Saved data entries
Start

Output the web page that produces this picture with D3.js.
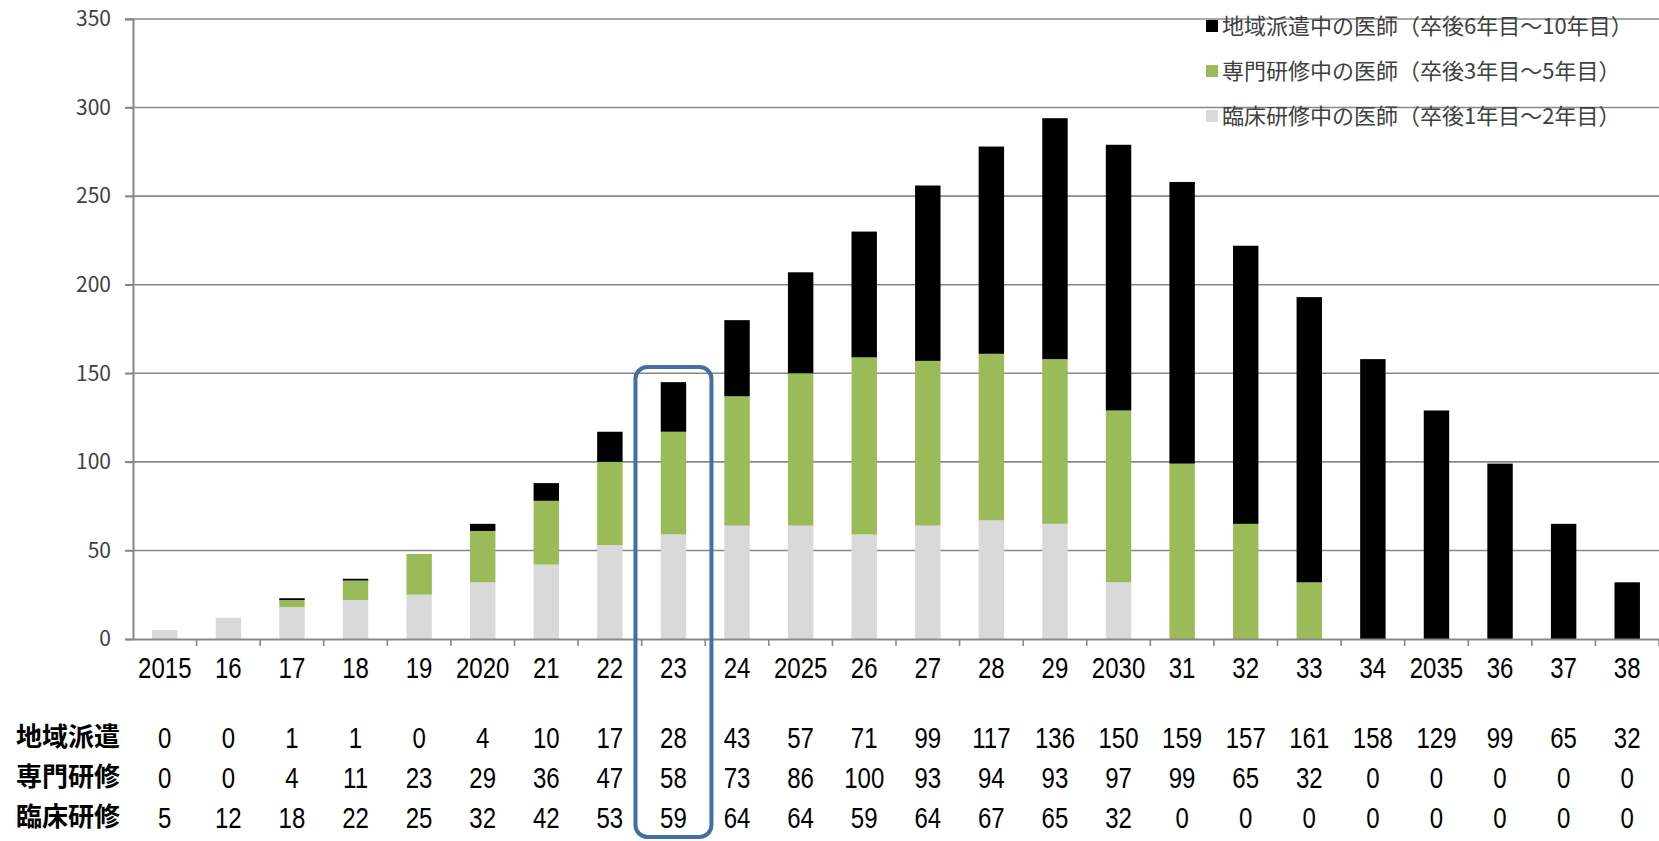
<!DOCTYPE html>
<html lang="ja">
  <head>
    <meta charset="utf-8">
    <title>医師数の推移</title>
    <script src="https://d3js.org/d3.v7.js"></script>
    <style>
      body { margin: 0; background: #fff; }
      .num { font-family: "Liberation Sans", Arial, sans-serif; }
      .jp { font-family: "Noto Sans CJK JP", sans-serif; }
    </style>
  </head>
  <body>
    <script type="text/javascript">

      var w = 1659;
      var h = 841;

      // data
      var years = ["2015","16","17","18","19","2020","21","22","23","24","2025","26",
                   "27","28","29","2030","31","32","33","34","2035","36","37","38"];
      var chiiki = [0,0,1,1,0,4,10,17,28,43,57,71,99,117,136,150,159,157,161,158,129,99,65,32];
      var senmon = [0,0,4,11,23,29,36,47,58,73,86,100,93,94,93,97,99,65,32,0,0,0,0,0];
      var rinsho = [5,12,18,22,25,32,42,53,59,64,64,59,64,67,65,32,0,0,0,0,0,0,0,0];
      var yTicks = [0,50,100,150,200,250,300,350];
      var seriesKeys = ["rinsho","senmon","chiiki"];
      var seriesNames = ["地域派遣中の医師（卒後6年目～10年目）",
                         "専門研修中の医師（卒後3年目～5年目）",
                         "臨床研修中の医師（卒後1年目～2年目）"];
      var rowNames = ["地域派遣","専門研修","臨床研修"];
      var highlight = "23";

      var colors = {chiiki: "#000000", senmon: "#9bbb59", rinsho: "#d9d9d9"};

      var table = years.map((y, i) => ({year: y, chiiki: chiiki[i], senmon: senmon[i], rinsho: rinsho[i]}));
      var stack = d3.stack().keys(seriesKeys)(table);

      var plot = {left: 133, right: 1659, top: 19, bottom: 639};
      var squeeze = "scale(0.8,1)";

      var xScale = d3.scaleBand()
        .domain(years)
        .range([plot.left, plot.right])
        .paddingInner(0.6)
        .paddingOuter(0.3);

      var xBand = d3.scaleBand()
        .domain(years)
        .range([plot.left, plot.right]);

      var yScale = d3.scaleLinear()
        .domain([0, 350])
        .range([plot.bottom, plot.top]);

      var svg = d3.select("body")
        .append("svg")
          .attr("width", w)
          .attr("height", h);

      // grid lines
      svg.append("g")
        .selectAll("line")
        .data(yTicks.filter(d => d > 0)).enter().append("line")
          .attr("x1", plot.left - 8)
          .attr("x2", w)
          .attr("y1", d => yScale(d))
          .attr("y2", d => yScale(d))
          .attr("stroke", "#888")
          .attr("stroke-width", 1.6);

      // y axis
      var yAxis = d3.axisLeft(yScale).tickValues(yTicks).tickSize(8).tickPadding(14);
      var gy = svg.append("g")
        .attr("transform", `translate(${plot.left},0)`)
        .call(yAxis);
      gy.select(".domain").attr("stroke", "#888").attr("stroke-width", 2);
      gy.selectAll(".tick line").attr("stroke", "#888").attr("stroke-width", 1.6);
      gy.selectAll(".tick text")
        .attr("class", "jp")
        .attr("font-size", 21)
        .attr("fill", "#404040");

      // bars
      svg.append("g")
        .selectAll("g")
        .data(stack).enter().append("g")
          .attr("fill", d => colors[d.key])
        .selectAll("rect")
        .data(d => d).enter().append("rect")
          .attr("x", d => xScale(d.data.year))
          .attr("width", xScale.bandwidth())
          .attr("y", d => yScale(d[1]))
          .attr("height", d => yScale(d[0]) - yScale(d[1]));

      // x axis
      var xAxis = d3.axisBottom(xBand).tickSize(0).tickPadding(18);
      var gx = svg.append("g")
        .attr("transform", `translate(0,${plot.bottom})`)
        .call(xAxis);
      gx.select(".domain").attr("stroke", "#888").attr("stroke-width", 2);
      gx.selectAll(".tick text")
        .attr("class", "num")
        .attr("font-size", 30)
        .attr("fill", "#000")
        .attr("transform", squeeze);
      gx.selectAll(".sep")
        .data(years).enter().append("line")
          .attr("x1", d => xBand(d) + xBand.bandwidth())
          .attr("x2", d => xBand(d) + xBand.bandwidth())
          .attr("y1", 0)
          .attr("y2", 7)
          .attr("stroke", "#888")
          .attr("stroke-width", 1.6);

      // data table under the axis
      var rowY = [737, 777, 817];
      var rowVals = [chiiki, senmon, rinsho];
      rowNames.forEach(function(name, r) {
        svg.append("text")
          .attr("class", "jp")
          .attr("x", 16)
          .attr("y", rowY[r])
          .attr("dy", "0.35em")
          .attr("font-size", 26)
          .attr("font-weight", "bold")
          .text(name);
        svg.append("g")
          .selectAll("g")
          .data(rowVals[r]).enter().append("g")
            .attr("transform", (d, i) => `translate(${xBand(years[i]) + xBand.bandwidth() / 2},${rowY[r]})`)
          .append("text")
            .attr("class", "num")
            .attr("dy", "0.36em")
            .attr("text-anchor", "middle")
            .attr("font-size", 30)
            .attr("transform", squeeze)
            .text(d => d);
      });

      // highlight box
      var hx = xBand(highlight) + xBand.bandwidth() / 2;
      svg.append("rect")
        .attr("x", hx - 38)
        .attr("y", 367)
        .attr("width", 76)
        .attr("height", 470)
        .attr("rx", 12)
        .attr("fill", "none")
        .attr("stroke", "#41719c")
        .attr("stroke-width", 4);

      // legend
      var legendKeys = ["chiiki","senmon","rinsho"];
      var legend = svg.append("g")
        .attr("transform", "translate(1206,26)");
      var li = legend.selectAll("g")
        .data(legendKeys).enter().append("g")
          .attr("transform", (d, i) => `translate(0,${i * 45})`);
      li.append("rect")
        .attr("x", 0)
        .attr("y", -6)
        .attr("width", 12)
        .attr("height", 12)
        .attr("fill", d => colors[d]);
      li.append("text")
        .attr("class", "jp")
        .attr("x", 16)
        .attr("dy", "0.36em")
        .attr("font-size", 22)
        .attr("fill", "#404040")
        .text((d, i) => seriesNames[i]);

    </script>
  </body>
</html>
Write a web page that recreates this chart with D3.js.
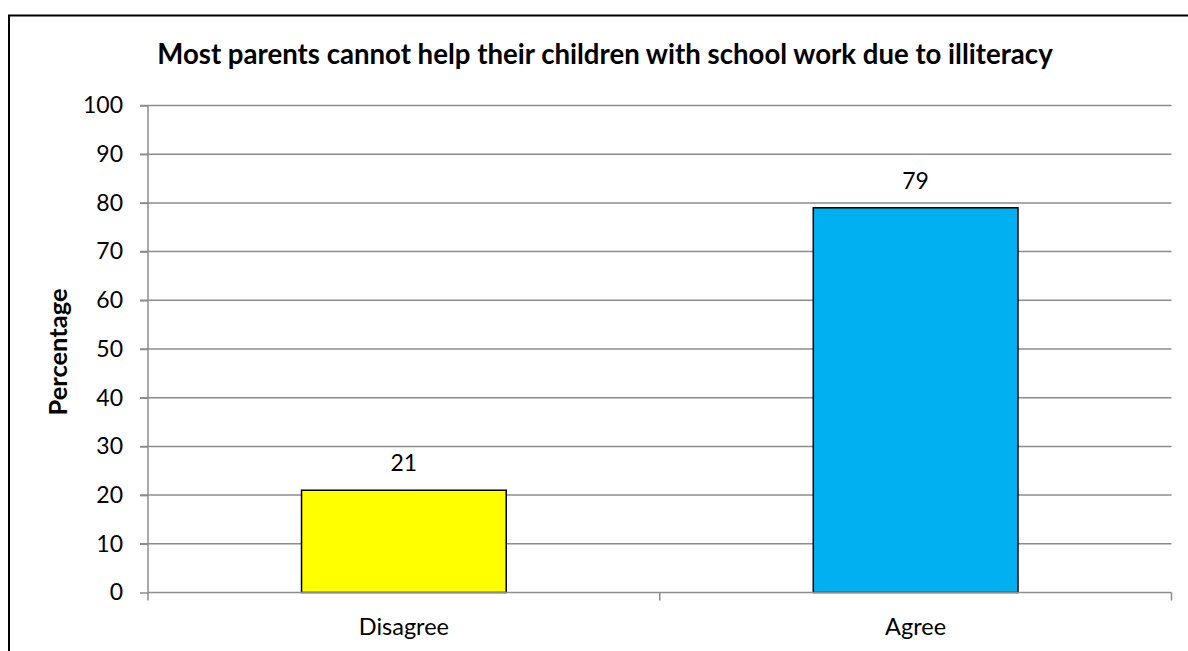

End

§ **Your task**
Restate the data above word for word. Skip every picture.

§ **Output**
Output the web page that produces this picture with D3.js.
<!DOCTYPE html>
<html lang="ja">
  <head>
    <meta charset="utf-8">
    <title>医師数の推移</title>
    <script src="https://d3js.org/d3.v7.js"></script>
    <style>
      body { margin: 0; background: #fff; }
      .num { font-family: "Liberation Sans", Arial, sans-serif; }
      .jp { font-family: "Noto Sans CJK JP", sans-serif; }
    </style>
  </head>
  <body>
    <script type="text/javascript">

      var w = 1659;
      var h = 841;

      // data
      var years = ["2015","16","17","18","19","2020","21","22","23","24","2025","26",
                   "27","28","29","2030","31","32","33","34","2035","36","37","38"];
      var chiiki = [0,0,1,1,0,4,10,17,28,43,57,71,99,117,136,150,159,157,161,158,129,99,65,32];
      var senmon = [0,0,4,11,23,29,36,47,58,73,86,100,93,94,93,97,99,65,32,0,0,0,0,0];
      var rinsho = [5,12,18,22,25,32,42,53,59,64,64,59,64,67,65,32,0,0,0,0,0,0,0,0];
      var yTicks = [0,50,100,150,200,250,300,350];
      var seriesKeys = ["rinsho","senmon","chiiki"];
      var seriesNames = ["地域派遣中の医師（卒後6年目～10年目）",
                         "専門研修中の医師（卒後3年目～5年目）",
                         "臨床研修中の医師（卒後1年目～2年目）"];
      var rowNames = ["地域派遣","専門研修","臨床研修"];
      var highlight = "23";

      var colors = {chiiki: "#000000", senmon: "#9bbb59", rinsho: "#d9d9d9"};

      var table = years.map((y, i) => ({year: y, chiiki: chiiki[i], senmon: senmon[i], rinsho: rinsho[i]}));
      var stack = d3.stack().keys(seriesKeys)(table);

      var plot = {left: 133, right: 1659, top: 19, bottom: 639};
      var squeeze = "scale(0.8,1)";

      var xScale = d3.scaleBand()
        .domain(years)
        .range([plot.left, plot.right])
        .paddingInner(0.6)
        .paddingOuter(0.3);

      var xBand = d3.scaleBand()
        .domain(years)
        .range([plot.left, plot.right]);

      var yScale = d3.scaleLinear()
        .domain([0, 350])
        .range([plot.bottom, plot.top]);

      var svg = d3.select("body")
        .append("svg")
          .attr("width", w)
          .attr("height", h);

      // grid lines
      svg.append("g")
        .selectAll("line")
        .data(yTicks.filter(d => d > 0)).enter().append("line")
          .attr("x1", plot.left - 8)
          .attr("x2", w)
          .attr("y1", d => yScale(d))
          .attr("y2", d => yScale(d))
          .attr("stroke", "#888")
          .attr("stroke-width", 1.6);

      // y axis
      var yAxis = d3.axisLeft(yScale).tickValues(yTicks).tickSize(8).tickPadding(14);
      var gy = svg.append("g")
        .attr("transform", `translate(${plot.left},0)`)
        .call(yAxis);
      gy.select(".domain").attr("stroke", "#888").attr("stroke-width", 2);
      gy.selectAll(".tick line").attr("stroke", "#888").attr("stroke-width", 1.6);
      gy.selectAll(".tick text")
        .attr("class", "jp")
        .attr("font-size", 21)
        .attr("fill", "#404040");

      // bars
      svg.append("g")
        .selectAll("g")
        .data(stack).enter().append("g")
          .attr("fill", d => colors[d.key])
        .selectAll("rect")
        .data(d => d).enter().append("rect")
          .attr("x", d => xScale(d.data.year))
          .attr("width", xScale.bandwidth())
          .attr("y", d => yScale(d[1]))
          .attr("height", d => yScale(d[0]) - yScale(d[1]));

      // x axis
      var xAxis = d3.axisBottom(xBand).tickSize(0).tickPadding(18);
      var gx = svg.append("g")
        .attr("transform", `translate(0,${plot.bottom})`)
        .call(xAxis);
      gx.select(".domain").attr("stroke", "#888").attr("stroke-width", 2);
      gx.selectAll(".tick text")
        .attr("class", "num")
        .attr("font-size", 30)
        .attr("fill", "#000")
        .attr("transform", squeeze);
      gx.selectAll(".sep")
        .data(years).enter().append("line")
          .attr("x1", d => xBand(d) + xBand.bandwidth())
          .attr("x2", d => xBand(d) + xBand.bandwidth())
          .attr("y1", 0)
          .attr("y2", 7)
          .attr("stroke", "#888")
          .attr("stroke-width", 1.6);

      // data table under the axis
      var rowY = [737, 777, 817];
      var rowVals = [chiiki, senmon, rinsho];
      rowNames.forEach(function(name, r) {
        svg.append("text")
          .attr("class", "jp")
          .attr("x", 16)
          .attr("y", rowY[r])
          .attr("dy", "0.35em")
          .attr("font-size", 26)
          .attr("font-weight", "bold")
          .text(name);
        svg.append("g")
          .selectAll("g")
          .data(rowVals[r]).enter().append("g")
            .attr("transform", (d, i) => `translate(${xBand(years[i]) + xBand.bandwidth() / 2},${rowY[r]})`)
          .append("text")
            .attr("class", "num")
            .attr("dy", "0.36em")
            .attr("text-anchor", "middle")
            .attr("font-size", 30)
            .attr("transform", squeeze)
            .text(d => d);
      });

      // highlight box
      var hx = xBand(highlight) + xBand.bandwidth() / 2;
      svg.append("rect")
        .attr("x", hx - 38)
        .attr("y", 367)
        .attr("width", 76)
        .attr("height", 470)
        .attr("rx", 12)
        .attr("fill", "none")
        .attr("stroke", "#41719c")
        .attr("stroke-width", 4);

      // legend
      var legendKeys = ["chiiki","senmon","rinsho"];
      var legend = svg.append("g")
        .attr("transform", "translate(1206,26)");
      var li = legend.selectAll("g")
        .data(legendKeys).enter().append("g")
          .attr("transform", (d, i) => `translate(0,${i * 45})`);
      li.append("rect")
        .attr("x", 0)
        .attr("y", -6)
        .attr("width", 12)
        .attr("height", 12)
        .attr("fill", d => colors[d]);
      li.append("text")
        .attr("class", "jp")
        .attr("x", 16)
        .attr("dy", "0.36em")
        .attr("font-size", 22)
        .attr("fill", "#404040")
        .text((d, i) => seriesNames[i]);

    </script>
  </body>
</html>
Write a web page that recreates this chart with D3.js.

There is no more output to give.